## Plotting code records
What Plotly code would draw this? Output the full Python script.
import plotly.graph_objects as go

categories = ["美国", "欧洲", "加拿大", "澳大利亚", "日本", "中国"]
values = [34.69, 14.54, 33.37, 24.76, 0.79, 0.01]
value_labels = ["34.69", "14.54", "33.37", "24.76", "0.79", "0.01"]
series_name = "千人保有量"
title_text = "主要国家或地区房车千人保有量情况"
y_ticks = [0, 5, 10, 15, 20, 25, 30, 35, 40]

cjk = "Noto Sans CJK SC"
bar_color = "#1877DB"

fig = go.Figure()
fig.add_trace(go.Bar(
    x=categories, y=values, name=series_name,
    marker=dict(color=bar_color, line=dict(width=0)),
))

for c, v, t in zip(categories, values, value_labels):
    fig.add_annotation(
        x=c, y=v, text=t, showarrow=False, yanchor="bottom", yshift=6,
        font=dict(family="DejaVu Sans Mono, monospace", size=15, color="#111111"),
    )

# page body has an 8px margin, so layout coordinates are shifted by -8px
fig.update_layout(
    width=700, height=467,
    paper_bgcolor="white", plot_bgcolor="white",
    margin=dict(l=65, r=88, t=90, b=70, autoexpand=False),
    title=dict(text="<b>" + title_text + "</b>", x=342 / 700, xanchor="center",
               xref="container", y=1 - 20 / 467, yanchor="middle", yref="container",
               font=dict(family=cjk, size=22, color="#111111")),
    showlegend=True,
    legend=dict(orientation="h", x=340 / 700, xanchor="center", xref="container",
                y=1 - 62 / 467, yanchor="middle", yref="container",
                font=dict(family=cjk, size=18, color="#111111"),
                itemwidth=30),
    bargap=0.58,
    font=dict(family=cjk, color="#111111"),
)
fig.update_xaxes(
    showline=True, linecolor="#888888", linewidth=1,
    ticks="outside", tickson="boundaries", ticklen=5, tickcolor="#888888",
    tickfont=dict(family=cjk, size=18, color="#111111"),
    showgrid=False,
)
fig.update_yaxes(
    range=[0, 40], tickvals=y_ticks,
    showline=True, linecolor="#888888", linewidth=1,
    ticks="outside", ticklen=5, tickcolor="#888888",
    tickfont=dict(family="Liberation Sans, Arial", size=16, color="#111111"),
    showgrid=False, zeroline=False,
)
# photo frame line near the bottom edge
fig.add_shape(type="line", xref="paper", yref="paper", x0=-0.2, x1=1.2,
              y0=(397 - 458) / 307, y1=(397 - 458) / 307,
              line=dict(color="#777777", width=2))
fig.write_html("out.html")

==

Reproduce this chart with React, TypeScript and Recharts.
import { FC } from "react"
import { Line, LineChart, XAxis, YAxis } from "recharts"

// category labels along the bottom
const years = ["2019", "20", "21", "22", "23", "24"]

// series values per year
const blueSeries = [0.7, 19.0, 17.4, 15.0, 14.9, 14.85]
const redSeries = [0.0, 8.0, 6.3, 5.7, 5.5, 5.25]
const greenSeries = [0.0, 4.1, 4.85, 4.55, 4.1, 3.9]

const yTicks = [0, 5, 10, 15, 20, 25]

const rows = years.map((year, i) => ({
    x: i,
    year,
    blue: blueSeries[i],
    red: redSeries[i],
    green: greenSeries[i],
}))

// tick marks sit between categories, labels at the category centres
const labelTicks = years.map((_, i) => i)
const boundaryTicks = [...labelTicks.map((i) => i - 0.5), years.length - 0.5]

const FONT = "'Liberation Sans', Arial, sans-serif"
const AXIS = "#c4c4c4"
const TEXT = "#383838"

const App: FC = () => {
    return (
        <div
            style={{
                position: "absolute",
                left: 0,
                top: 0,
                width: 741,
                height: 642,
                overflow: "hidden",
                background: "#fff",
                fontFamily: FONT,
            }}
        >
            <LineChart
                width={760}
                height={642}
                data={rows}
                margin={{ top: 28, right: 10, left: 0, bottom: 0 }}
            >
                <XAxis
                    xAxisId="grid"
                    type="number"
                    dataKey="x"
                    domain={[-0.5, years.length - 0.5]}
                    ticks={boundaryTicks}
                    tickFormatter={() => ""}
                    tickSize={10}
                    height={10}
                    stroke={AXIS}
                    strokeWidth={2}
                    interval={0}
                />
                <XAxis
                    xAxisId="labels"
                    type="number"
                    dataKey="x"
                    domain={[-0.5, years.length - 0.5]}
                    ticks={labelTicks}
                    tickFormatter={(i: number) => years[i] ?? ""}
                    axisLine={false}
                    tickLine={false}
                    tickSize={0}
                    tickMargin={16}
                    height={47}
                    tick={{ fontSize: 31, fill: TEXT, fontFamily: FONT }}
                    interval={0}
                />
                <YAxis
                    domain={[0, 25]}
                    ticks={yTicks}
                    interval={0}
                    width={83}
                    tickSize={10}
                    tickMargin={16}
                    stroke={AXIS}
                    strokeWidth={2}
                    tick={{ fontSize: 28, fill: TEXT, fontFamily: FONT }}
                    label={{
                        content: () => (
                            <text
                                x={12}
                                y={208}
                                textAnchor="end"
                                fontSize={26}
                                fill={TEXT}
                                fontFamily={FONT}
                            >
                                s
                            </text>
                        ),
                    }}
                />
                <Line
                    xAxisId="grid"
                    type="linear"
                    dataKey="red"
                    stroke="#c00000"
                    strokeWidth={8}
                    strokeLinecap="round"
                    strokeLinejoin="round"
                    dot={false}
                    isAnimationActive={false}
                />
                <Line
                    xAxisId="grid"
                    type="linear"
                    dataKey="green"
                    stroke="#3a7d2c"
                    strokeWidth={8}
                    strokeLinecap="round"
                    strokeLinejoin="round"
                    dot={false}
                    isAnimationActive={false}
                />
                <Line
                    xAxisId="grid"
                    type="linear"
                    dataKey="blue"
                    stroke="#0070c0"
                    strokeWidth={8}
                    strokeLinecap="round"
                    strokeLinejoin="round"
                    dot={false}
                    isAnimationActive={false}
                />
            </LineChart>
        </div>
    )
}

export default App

## DIRECTION
Transcribe the lines above from the one with "What Plotly code" through the one with "import plotly.graph_objects as go". Include both ends and leave out every other line.

## SOLUTION
What Plotly code would draw this? Output the full Python script.
import plotly.graph_objects as go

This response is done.